[Charts and diagrams as code]
** START **
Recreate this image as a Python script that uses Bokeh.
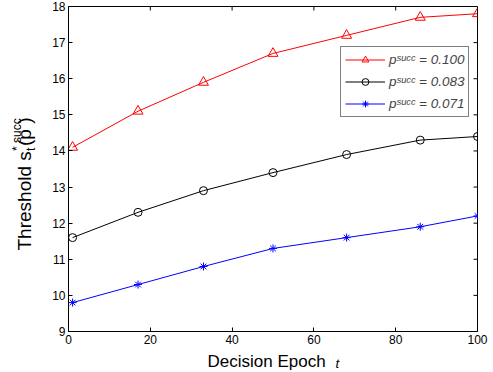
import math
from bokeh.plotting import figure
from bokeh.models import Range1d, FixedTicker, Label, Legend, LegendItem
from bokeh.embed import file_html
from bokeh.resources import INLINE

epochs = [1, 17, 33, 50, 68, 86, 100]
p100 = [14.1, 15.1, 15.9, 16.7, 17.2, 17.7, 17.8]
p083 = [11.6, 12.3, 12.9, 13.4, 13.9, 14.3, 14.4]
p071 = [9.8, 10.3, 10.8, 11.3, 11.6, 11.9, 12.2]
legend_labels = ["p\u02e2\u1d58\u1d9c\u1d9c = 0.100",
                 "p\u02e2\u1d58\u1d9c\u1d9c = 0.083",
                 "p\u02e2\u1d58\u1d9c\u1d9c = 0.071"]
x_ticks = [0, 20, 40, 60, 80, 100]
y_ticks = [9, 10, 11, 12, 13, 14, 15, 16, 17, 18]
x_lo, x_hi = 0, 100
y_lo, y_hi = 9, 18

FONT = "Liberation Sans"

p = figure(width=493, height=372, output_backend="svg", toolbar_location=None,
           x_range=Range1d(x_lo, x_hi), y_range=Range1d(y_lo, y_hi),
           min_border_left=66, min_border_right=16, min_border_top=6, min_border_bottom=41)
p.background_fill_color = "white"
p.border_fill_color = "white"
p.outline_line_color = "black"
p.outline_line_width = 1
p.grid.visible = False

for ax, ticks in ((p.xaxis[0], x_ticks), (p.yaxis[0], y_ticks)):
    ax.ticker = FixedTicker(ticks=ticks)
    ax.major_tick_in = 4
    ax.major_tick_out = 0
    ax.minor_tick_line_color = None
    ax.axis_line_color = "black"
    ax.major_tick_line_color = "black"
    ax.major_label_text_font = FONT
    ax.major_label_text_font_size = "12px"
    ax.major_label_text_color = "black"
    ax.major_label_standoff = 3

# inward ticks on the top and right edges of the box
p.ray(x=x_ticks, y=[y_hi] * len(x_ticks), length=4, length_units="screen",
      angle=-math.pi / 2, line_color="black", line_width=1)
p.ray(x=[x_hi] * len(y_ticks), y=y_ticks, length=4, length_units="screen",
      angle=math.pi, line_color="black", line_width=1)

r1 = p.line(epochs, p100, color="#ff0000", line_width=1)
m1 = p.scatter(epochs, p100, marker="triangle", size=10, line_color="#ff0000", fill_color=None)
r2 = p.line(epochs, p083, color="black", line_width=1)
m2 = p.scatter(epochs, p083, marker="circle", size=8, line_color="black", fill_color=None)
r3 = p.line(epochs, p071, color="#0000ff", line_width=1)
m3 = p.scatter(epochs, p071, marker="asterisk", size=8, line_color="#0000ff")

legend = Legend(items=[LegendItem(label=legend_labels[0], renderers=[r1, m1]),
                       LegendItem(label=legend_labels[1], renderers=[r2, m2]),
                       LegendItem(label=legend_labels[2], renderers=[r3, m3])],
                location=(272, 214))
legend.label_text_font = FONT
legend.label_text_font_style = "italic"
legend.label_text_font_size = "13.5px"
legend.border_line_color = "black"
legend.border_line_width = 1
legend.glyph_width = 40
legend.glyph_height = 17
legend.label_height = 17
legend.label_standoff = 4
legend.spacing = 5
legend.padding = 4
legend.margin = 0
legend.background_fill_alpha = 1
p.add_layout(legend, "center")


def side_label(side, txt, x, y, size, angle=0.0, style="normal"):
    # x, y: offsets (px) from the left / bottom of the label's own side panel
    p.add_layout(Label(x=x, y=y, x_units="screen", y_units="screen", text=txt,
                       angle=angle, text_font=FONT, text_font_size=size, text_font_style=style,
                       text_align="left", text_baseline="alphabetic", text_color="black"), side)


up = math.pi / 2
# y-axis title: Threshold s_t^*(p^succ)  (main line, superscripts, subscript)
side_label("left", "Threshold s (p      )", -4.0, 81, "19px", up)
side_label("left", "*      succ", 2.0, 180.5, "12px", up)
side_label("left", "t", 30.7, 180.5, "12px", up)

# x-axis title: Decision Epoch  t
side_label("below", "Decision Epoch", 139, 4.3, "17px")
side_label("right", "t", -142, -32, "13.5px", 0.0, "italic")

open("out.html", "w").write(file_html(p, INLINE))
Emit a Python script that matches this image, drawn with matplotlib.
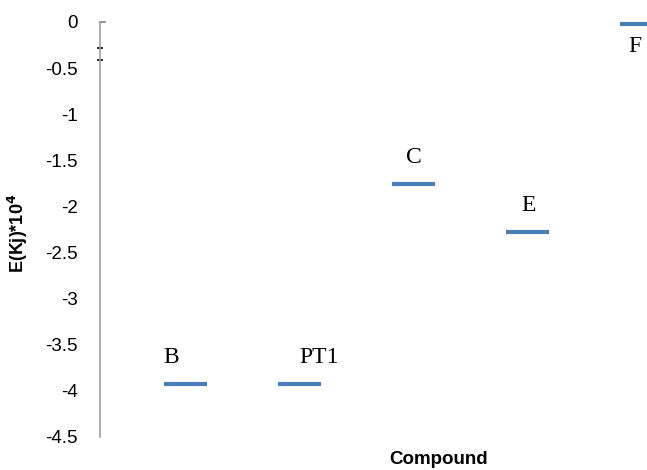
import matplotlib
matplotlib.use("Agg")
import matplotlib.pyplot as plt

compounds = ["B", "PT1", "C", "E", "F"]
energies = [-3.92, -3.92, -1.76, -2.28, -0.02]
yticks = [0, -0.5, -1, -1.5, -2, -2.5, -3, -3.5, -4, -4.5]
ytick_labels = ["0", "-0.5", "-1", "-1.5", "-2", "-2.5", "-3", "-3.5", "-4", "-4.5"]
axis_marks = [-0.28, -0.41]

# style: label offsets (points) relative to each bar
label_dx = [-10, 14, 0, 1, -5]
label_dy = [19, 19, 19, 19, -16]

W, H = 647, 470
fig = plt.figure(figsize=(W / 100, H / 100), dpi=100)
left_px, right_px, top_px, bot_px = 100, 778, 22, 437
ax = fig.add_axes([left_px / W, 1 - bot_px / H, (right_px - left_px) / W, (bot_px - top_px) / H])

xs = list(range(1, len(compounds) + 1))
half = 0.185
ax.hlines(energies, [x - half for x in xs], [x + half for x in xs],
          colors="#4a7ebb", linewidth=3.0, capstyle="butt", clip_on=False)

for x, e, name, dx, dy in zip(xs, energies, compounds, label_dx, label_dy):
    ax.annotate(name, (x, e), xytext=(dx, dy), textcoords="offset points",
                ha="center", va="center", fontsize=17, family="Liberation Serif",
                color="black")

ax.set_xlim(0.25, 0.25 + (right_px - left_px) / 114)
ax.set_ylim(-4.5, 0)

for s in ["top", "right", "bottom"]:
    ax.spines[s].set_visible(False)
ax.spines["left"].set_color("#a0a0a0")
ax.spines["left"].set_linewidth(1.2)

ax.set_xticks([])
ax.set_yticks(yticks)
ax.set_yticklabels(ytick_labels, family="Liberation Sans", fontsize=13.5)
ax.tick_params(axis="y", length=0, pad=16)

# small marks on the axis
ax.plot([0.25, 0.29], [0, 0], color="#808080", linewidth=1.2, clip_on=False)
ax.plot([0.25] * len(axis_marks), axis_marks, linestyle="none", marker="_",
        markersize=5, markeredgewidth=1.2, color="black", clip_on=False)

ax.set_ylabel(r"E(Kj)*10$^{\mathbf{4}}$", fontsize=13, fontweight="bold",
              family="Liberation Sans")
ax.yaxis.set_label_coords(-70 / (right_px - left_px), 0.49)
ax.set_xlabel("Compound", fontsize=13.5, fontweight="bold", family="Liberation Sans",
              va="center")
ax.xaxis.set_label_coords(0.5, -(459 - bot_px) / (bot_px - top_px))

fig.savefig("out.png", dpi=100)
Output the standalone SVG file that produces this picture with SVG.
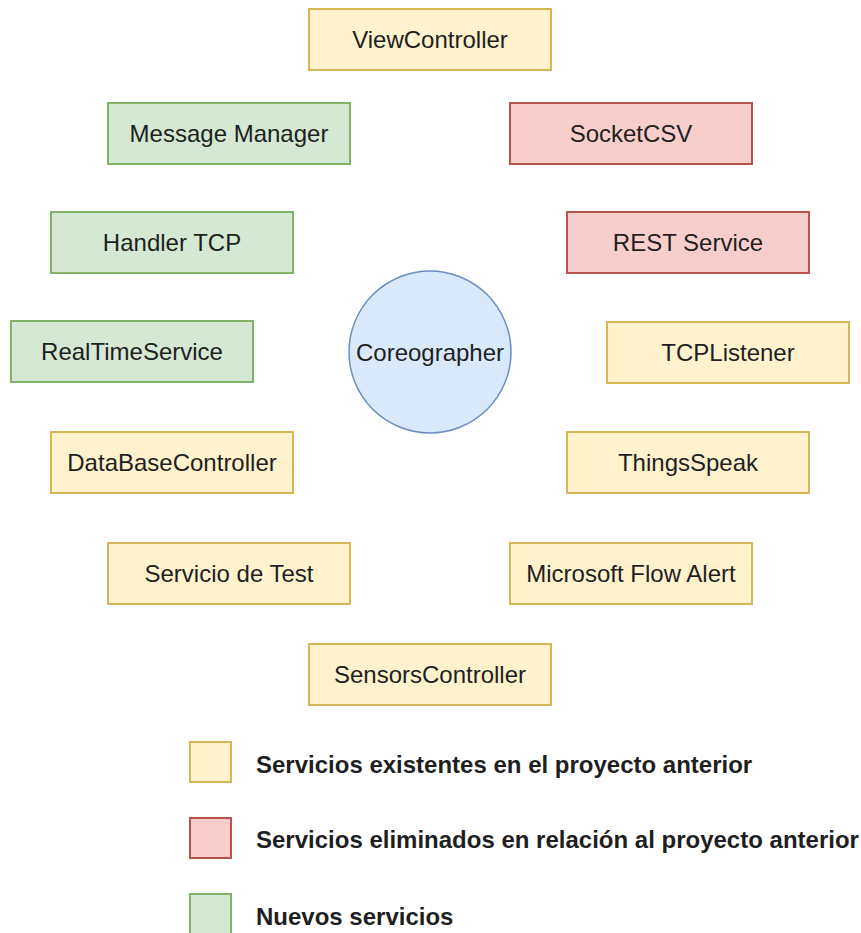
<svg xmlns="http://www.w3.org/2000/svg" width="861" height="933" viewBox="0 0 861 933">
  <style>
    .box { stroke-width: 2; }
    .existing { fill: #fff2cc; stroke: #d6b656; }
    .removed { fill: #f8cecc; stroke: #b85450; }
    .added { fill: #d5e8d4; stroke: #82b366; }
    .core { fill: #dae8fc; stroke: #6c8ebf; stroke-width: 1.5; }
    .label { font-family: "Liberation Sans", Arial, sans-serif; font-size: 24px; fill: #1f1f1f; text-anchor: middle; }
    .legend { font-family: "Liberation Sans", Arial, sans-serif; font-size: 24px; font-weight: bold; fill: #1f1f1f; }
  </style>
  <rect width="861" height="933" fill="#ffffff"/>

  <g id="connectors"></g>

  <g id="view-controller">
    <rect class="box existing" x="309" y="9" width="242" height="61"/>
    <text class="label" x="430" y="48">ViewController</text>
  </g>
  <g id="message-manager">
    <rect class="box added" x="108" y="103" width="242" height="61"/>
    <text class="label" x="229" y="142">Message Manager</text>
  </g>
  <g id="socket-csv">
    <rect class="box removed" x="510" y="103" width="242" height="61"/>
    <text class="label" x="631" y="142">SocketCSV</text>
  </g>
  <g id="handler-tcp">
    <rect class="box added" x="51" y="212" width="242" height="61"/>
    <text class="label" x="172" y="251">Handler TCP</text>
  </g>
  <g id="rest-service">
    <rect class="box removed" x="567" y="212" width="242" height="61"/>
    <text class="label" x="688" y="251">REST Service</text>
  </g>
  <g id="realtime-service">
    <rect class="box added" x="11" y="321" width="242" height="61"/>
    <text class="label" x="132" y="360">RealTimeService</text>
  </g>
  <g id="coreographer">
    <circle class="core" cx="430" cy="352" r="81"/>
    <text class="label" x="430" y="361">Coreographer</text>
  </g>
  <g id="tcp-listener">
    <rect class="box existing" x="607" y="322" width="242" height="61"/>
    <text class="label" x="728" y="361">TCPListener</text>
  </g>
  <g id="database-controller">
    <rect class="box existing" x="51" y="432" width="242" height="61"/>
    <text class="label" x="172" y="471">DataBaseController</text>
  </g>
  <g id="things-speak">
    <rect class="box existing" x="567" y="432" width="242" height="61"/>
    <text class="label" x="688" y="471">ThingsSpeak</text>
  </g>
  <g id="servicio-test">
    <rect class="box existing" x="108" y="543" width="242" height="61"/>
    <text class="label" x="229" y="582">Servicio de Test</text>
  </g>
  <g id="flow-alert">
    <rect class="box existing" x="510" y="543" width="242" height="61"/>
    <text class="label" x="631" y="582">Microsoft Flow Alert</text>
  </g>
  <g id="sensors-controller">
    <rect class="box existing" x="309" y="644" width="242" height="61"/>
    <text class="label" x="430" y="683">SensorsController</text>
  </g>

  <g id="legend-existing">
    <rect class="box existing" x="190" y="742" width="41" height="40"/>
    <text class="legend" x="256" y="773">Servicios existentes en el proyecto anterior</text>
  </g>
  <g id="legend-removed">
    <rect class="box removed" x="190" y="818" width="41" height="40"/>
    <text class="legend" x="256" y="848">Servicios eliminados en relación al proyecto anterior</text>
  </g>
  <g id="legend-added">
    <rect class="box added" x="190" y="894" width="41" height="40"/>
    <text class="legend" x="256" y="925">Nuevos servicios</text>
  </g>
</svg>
** END **
» Written instruction
Omit all pictures and repeat exactly the lines from the one containing "Emit a Python" through the one containing "label_dy = [19, 19, 19, 19, -16]", ends included, with nothing added.

» The answer
Emit a Python script that matches this image, drawn with matplotlib.
import matplotlib
matplotlib.use("Agg")
import matplotlib.pyplot as plt

compounds = ["B", "PT1", "C", "E", "F"]
energies = [-3.92, -3.92, -1.76, -2.28, -0.02]
yticks = [0, -0.5, -1, -1.5, -2, -2.5, -3, -3.5, -4, -4.5]
ytick_labels = ["0", "-0.5", "-1", "-1.5", "-2", "-2.5", "-3", "-3.5", "-4", "-4.5"]
axis_marks = [-0.28, -0.41]

# style: label offsets (points) relative to each bar
label_dx = [-10, 14, 0, 1, -5]
label_dy = [19, 19, 19, 19, -16]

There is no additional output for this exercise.